Understanding Multi-Level IR Transformations with Graphics Analogies


What is MLIR?

MLIR (Multi-Level Intermediate Representation) is a compiler infrastructure that enables progressive lowering from high-level abstractions to hardware-specific code. Unlike traditional compilers with a single IR level, MLIR supports multiple dialects that can coexist and interoperate.

Think of it like a game engine’s asset pipeline: source art (PSD, FBX) transforms through multiple stages (texture compression, mesh optimization, shader compilation) before becoming runtime-ready assets.

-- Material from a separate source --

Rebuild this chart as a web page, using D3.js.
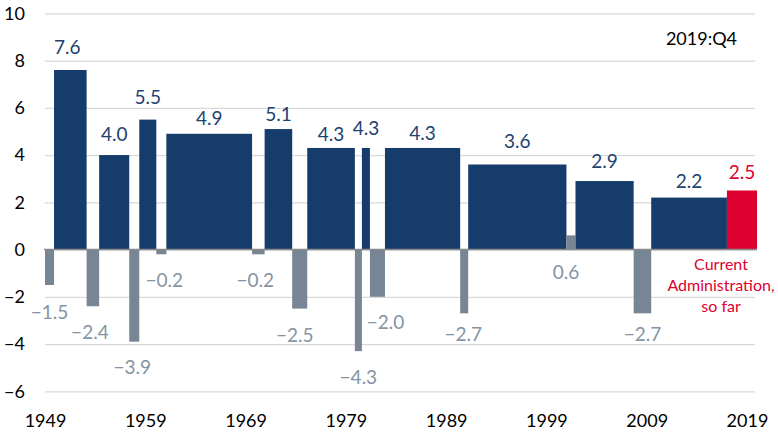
<!DOCTYPE html>
<html>
<head>
<meta charset="utf-8">
<script src="https://cdn.jsdelivr.net/npm/d3@7"></script>
<style>
  body { margin: 0; background: #fff; }
  svg { display: block; font-family: Lato, "Open Sans", sans-serif; }
</style>
</head>
<body>
<div id="wrapper"></div>
<script>
// period boundaries (decimal years), one more than the number of bars
const boundaries = [1949.0, 1949.9, 1953.15, 1954.4, 1957.4, 1958.4, 1960.1, 1961.1, 1969.65,
    1970.9, 1973.65, 1975.15, 1979.9, 1980.6, 1981.4, 1982.9, 1990.4, 1991.2, 2001.0,
    2001.9, 2007.7, 2009.45, 2017.0, 2020.0];
// average growth in each period
const growth = [-1.5, 7.6, -2.4, 4.0, -3.9, 5.5, -0.2, 4.9, -0.2, 5.1, -2.5, 4.3, -4.3, 4.3,
    -2.0, 4.3, -2.7, 3.6, 0.6, 2.9, -2.7, 2.2, 2.5];
// rec = recession, exp = expansion, cur = current administration
const periodType = ["rec", "exp", "rec", "exp", "rec", "exp", "rec", "exp", "rec", "exp", "rec",
    "exp", "rec", "exp", "rec", "exp", "rec", "exp", "rec", "exp", "rec", "exp", "cur"];
const xTicks = [1949, 1959, 1969, 1979, 1989, 1999, 2009, 2019];
const yTicks = [-6, -4, -2, 0, 2, 4, 6, 8, 10];
const noteLines = ["Current", "Administration,", "so far"];
const dateNote = "2019:Q4";

const colors = { exp: "#163c6c", rec: "#778594", cur: "#dd0031" };
const labelColors = { exp: "#1d426f", rec: "#8494a4", cur: "#dd0031" };

// label gap from bar end (px) and small horizontal nudges, by bar index
const labelGap = [34, 16, 33, 14, 32, 16, 33, 9, 33, 8, 33, 7, 33, 13, 32, 8, 28, 16.5, 29, 13, 28, 10, 11.5];
const labelDx = { 0: 0, 1: -3, 2: -3, 4: -2, 6: 3, 8: -3, 10: -5, 14: 8, 16: -1, 18: -5 };

const dimension = { width: 778, height: 433 };

const svg = d3.select("#wrapper").append("svg")
    .attr("width", dimension.width)
    .attr("height", dimension.height);

const xScaler = d3.scaleLinear().domain([1949, 2020]).range([45, 757]);
const yScaler = d3.scaleLinear().domain([-6, 10]).range([391.3, 13.3]);

// grid
const grid = svg.append("g")
    .attr("transform", "translate(45,0)")
    .call(d3.axisLeft(yScaler).tickValues(yTicks).tickSize(-(755 - 45)).tickFormat(""));
grid.select(".domain").remove();
grid.selectAll("line").attr("stroke", "#d9d9d9").attr("stroke-width", 1.3);

// y labels
const yAxis = svg.append("g")
    .attr("transform", "translate(45,0)")
    .call(d3.axisLeft(yScaler).tickValues(yTicks).tickSize(0).tickPadding(20));
yAxis.select(".domain").remove();
yAxis.selectAll("text").attr("font-size", 18).attr("fill", "#000").attr("font-family", "Lato");

// x labels
const xAxis = svg.append("g")
    .attr("transform", "translate(0,391)")
    .call(d3.axisBottom(xScaler).tickValues(xTicks).tickSize(0).tickPadding(23).tickFormat(d3.format("d")));
xAxis.select(".domain").remove();
xAxis.selectAll("text").attr("font-size", 18).attr("fill", "#000").attr("font-family", "Lato");

const bars = growth.map((v, i) => ({
    x0: boundaries[i], x1: boundaries[i + 1], v: v, type: periodType[i], i: i
}));

svg.append("g").selectAll("rect")
    .data(bars)
    .join("rect")
    .attr("x", d => xScaler(d.x0))
    .attr("width", d => xScaler(d.x1) - xScaler(d.x0))
    .attr("y", d => yScaler(Math.max(0, d.v)))
    .attr("height", d => Math.abs(yScaler(d.v) - yScaler(0)))
    .attr("fill", d => colors[d.type]);

// zero line
svg.append("line")
    .attr("x1", 44).attr("x2", 757)
    .attr("y1", yScaler(0)).attr("y2", yScaler(0))
    .attr("stroke", "#8a8a8a").attr("stroke-width", 1.6);

const fmt = d3.format(".1f");
svg.append("g").selectAll("text")
    .data(bars)
    .join("text")
    .attr("x", d => (xScaler(d.x0) + xScaler(d.x1)) / 2 + (labelDx[d.i] || 0))
    .attr("y", d => {
        if (d.type === "rec") {
            const bottom = yScaler(Math.min(0, d.v));
            return bottom + labelGap[d.i];
        }
        return yScaler(d.v) - labelGap[d.i];
    })
    .attr("text-anchor", "middle")
    .attr("font-size", 19)
    .attr("fill", d => labelColors[d.type])
    .text(d => fmt(d.v));

// note under current bar
const last = bars[bars.length - 1];
svg.append("text")
    .attr("x", 721)
    .attr("y", yScaler(0) + 20)
    .attr("text-anchor", "middle")
    .attr("font-size", 16)
    .attr("fill", colors.cur)
    .selectAll("tspan")
    .data(noteLines)
    .join("tspan")
    .attr("x", 721)
    .attr("dy", (d, i) => i === 0 ? 0 : 21)
    .text(d => d);

svg.append("text")
    .attr("x", 737)
    .attr("y", 45)
    .attr("text-anchor", "end")
    .attr("font-size", 18)
    .attr("fill", "#000")
    .text(dateNote);
</script>
</body>
</html>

High-Level ML Model (TensorFlow, PyTorch, JAX)
         ↓
    StableHLO Dialect (portable tensor operations)
         ↓
    Linalg Dialect (structured linear algebra)
         ↓
    SCF/Affine Dialect (loops and control flow)
         ↓
    Vector Dialect (SIMD abstractions)
         ↓
    LLVM/SPIR-V Dialect (hardware targets)

Core Optimization Passes

1. Canonicalization: Simplify Before You Optimize

What it does: Applies greedy pattern rewrites to normalize IR into a canonical form, enabling further optimizations.

Key operations:

Graphics Analogy: Like pre-baking view-projection matrices at compile time. Instead of computing view * projection * model per vertex every frame, you fold the constant matrices during shader compilation.

mlir-opt input.mlir --canonicalize

Pro tip: Canonicalization is “best-effort”—it doesn’t guarantee full normalization. Running it too aggressively early can preclude hardware-specific optimizations later.

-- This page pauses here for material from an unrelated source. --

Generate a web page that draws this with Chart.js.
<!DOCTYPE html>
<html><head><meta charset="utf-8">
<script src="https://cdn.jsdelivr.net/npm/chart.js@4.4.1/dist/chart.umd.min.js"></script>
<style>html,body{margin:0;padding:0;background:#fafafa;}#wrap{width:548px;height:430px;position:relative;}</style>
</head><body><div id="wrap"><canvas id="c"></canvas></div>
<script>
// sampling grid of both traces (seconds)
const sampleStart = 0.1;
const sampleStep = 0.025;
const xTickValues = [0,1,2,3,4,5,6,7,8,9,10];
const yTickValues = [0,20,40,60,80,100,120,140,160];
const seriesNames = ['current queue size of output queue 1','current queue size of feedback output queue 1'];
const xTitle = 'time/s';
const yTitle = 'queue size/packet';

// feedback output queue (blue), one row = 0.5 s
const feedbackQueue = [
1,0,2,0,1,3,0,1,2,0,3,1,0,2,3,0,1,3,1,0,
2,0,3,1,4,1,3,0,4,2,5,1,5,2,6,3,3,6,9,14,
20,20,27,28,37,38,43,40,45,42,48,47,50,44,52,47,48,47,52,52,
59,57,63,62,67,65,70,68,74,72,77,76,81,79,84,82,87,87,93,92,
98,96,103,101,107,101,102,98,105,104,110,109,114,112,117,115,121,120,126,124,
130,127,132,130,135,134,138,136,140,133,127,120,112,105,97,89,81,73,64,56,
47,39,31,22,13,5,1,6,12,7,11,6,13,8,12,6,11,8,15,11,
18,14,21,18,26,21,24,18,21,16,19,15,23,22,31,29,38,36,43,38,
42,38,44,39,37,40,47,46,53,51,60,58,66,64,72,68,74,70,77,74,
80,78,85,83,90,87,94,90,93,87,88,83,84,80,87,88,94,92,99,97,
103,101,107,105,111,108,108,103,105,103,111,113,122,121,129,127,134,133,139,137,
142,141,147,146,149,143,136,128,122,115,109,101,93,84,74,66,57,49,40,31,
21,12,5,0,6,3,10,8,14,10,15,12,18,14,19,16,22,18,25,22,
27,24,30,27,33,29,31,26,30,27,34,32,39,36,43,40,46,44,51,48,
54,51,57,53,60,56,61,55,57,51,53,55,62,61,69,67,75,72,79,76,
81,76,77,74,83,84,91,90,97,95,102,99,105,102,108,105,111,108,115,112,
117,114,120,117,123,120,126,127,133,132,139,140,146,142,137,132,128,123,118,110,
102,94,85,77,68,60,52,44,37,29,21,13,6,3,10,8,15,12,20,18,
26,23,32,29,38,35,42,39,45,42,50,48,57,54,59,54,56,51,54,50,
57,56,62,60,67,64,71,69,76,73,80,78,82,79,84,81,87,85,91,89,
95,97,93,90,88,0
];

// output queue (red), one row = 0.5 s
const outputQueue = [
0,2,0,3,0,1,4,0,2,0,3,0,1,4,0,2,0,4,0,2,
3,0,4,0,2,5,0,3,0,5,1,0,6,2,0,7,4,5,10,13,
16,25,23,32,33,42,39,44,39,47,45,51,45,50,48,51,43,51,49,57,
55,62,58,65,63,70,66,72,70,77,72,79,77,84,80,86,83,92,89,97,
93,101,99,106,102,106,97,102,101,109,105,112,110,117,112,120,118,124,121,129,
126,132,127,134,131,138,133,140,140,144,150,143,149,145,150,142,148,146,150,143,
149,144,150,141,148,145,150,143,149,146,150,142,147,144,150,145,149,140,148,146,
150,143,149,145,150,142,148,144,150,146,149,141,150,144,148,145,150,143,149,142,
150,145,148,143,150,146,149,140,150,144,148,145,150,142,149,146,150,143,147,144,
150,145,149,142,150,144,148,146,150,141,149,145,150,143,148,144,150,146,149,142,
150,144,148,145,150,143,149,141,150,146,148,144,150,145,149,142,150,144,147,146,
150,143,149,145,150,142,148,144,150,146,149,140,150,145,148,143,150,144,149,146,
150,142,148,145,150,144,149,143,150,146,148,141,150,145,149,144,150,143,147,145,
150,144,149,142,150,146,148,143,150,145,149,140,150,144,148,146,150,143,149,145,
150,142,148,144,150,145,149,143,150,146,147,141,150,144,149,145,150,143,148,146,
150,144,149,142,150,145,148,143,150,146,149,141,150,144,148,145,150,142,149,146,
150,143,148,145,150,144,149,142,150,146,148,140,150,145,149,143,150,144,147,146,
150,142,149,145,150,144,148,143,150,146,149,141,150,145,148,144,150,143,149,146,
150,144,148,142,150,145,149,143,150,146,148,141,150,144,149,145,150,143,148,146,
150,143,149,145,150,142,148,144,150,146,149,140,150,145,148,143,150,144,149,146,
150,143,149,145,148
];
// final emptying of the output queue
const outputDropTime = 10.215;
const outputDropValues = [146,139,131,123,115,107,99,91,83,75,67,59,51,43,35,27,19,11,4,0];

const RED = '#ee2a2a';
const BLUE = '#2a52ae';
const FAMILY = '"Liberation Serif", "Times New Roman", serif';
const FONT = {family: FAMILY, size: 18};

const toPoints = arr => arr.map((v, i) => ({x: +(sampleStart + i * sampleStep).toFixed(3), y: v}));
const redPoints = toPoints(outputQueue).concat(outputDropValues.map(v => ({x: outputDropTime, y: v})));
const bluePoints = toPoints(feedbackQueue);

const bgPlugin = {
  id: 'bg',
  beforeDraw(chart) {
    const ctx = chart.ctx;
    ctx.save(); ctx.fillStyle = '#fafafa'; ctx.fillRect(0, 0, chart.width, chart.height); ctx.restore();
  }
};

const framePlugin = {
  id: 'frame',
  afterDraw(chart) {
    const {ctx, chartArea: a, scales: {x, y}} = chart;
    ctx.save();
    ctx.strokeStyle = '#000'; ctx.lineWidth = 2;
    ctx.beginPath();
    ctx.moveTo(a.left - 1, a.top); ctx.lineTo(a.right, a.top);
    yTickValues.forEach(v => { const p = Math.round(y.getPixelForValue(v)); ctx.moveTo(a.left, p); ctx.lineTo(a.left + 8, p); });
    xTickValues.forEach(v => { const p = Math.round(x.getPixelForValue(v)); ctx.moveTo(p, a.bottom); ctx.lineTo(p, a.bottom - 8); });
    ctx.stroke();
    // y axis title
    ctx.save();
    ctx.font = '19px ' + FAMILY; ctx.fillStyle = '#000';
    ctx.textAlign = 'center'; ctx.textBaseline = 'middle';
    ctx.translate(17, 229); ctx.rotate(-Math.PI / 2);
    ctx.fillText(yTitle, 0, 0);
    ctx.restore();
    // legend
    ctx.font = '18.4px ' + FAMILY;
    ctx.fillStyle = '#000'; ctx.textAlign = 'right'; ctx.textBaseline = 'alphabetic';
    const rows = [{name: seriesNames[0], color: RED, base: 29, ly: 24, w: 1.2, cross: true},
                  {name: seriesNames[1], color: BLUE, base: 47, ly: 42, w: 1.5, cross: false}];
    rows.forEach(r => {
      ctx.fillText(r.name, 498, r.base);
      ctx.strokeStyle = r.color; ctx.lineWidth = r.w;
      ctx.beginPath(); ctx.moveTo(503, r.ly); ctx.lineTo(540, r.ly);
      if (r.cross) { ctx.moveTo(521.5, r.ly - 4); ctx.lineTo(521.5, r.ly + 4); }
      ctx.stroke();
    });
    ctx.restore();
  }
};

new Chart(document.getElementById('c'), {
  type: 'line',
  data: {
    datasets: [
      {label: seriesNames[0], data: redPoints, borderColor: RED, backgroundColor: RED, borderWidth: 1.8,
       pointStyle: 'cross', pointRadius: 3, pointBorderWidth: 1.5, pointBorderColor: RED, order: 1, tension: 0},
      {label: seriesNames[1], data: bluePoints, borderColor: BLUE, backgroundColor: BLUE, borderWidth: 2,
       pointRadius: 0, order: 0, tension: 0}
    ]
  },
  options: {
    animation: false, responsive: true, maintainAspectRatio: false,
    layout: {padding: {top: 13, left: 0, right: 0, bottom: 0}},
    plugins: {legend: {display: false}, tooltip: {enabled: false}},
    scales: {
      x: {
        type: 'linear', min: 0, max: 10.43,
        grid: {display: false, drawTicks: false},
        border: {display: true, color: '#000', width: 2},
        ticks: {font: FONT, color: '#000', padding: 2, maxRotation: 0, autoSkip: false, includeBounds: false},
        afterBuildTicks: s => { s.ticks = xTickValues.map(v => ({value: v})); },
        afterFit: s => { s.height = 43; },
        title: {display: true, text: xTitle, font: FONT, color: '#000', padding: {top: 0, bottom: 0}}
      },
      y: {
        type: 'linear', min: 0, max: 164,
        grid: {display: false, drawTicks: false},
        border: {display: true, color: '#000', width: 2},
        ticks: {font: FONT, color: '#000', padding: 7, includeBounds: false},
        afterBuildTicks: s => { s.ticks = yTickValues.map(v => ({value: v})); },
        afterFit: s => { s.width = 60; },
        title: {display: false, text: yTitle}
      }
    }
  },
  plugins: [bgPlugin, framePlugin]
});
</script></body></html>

2. CSE: Eliminate Redundant Work

What it does: Common Subexpression Elimination identifies when identical operations are performed multiple times and eliminates duplicates.

How it works:

  1. Hash each operation by opcode + operands
  2. Check if an equivalent operation already exists
  3. Replace duplicates with references to the original

Graphics Analogy: Deduplicating shader texture fetches. If texture2D(albedo, uv) appears three times with the same UV, CSE keeps one fetch and reuses the result—reducing GPU texture unit pressure.

mlir-opt input.mlir --cse

Impact: Typically reduces operation count by 10-30% depending on IR structure.


3. DCE: Remove the Dead Weight

What it does: Dead Code Elimination removes operations whose results are never used.

Key mechanisms:

Graphics Analogy: Stripping unused shader variants. A game might compile 100 material permutations but only ship the 20 actually referenced by draw calls. DCE is critical for binary size—removing debug visualizations, unused LODs, or experimental features.

mlir-opt input.mlir --remove-dead-values

4. SCCP: Propagate What You Know

What it does: Sparse Conditional Constant Propagation tracks constant values across control flow, optimistically assuming everything is constant until proven otherwise.

Difference from canonicalization:

Aspect Canonicalize SCCP
Scope Local patterns Cross-control-flow
Mechanism Rewrite rules Dataflow analysis
Dead code No Marks unreachable paths

Graphics Analogy: Per-material shader specialization. If a material has metallic = 1.0 (fully metallic), SCCP can specialize the entire PBR calculation—eliminating the diffuse path and branches, producing a smaller, faster shader.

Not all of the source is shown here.